There are a few things I'd add before calling this truly production-ready:

Key management — move the AES key and JWT secret out of appsettings.json and into Azure Key Vault (or AWS Secrets Manager). The current setup is fine for local dev but secrets should never live in a config file in a real deployment.

Client-side encryption — the current model encrypts at the server before writing to the DB. True end-to-end encryption (where even the server can't read messages) requires encrypting on the client with the recipient's public key. This would involve WebCrypto API on the Angular side and a public key exchange flow.

Message deletion / expiry — a GDPR-friendly implementation needs the ability to delete or expire messages, with the encrypted blobs actually removed from storage.

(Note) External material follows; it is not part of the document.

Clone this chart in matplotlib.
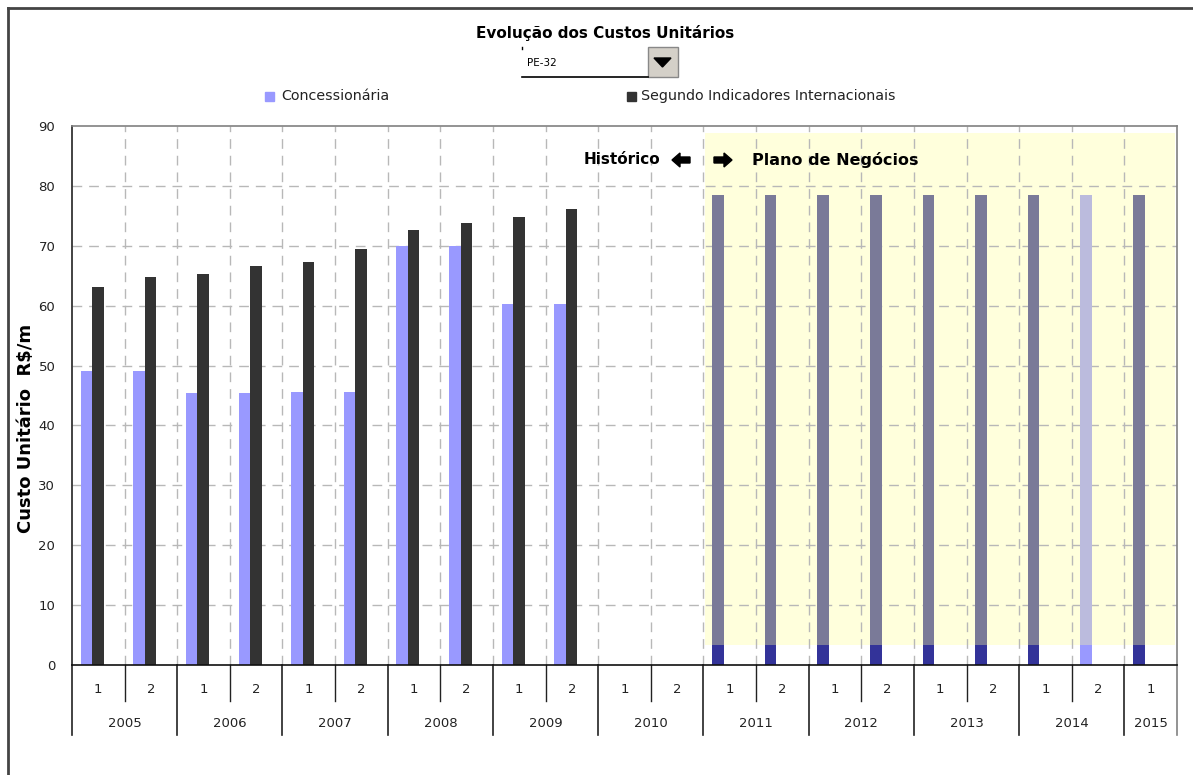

Push notifications — when the user isn't connected to the hub, they need push notifications. Web Push API + a service worker can deliver notifications even when the tab is closed.


Conclusion

The patterns in this post — short-lived JWTs with rotating refresh tokens, AES-GCM encryption at rest, request queuing during token refresh, and per-user SignalR groups — are the foundations of any serious real-time app. None of them are particularly exotic, but getting all the details right (nonce freshness, clock skew, refresh token rotation, concurrent refresh queuing) makes the difference between a demo and something you'd trust with real user data.

The full source is at github.com/naimulkarim/SecureChat. PRs and issues welcome.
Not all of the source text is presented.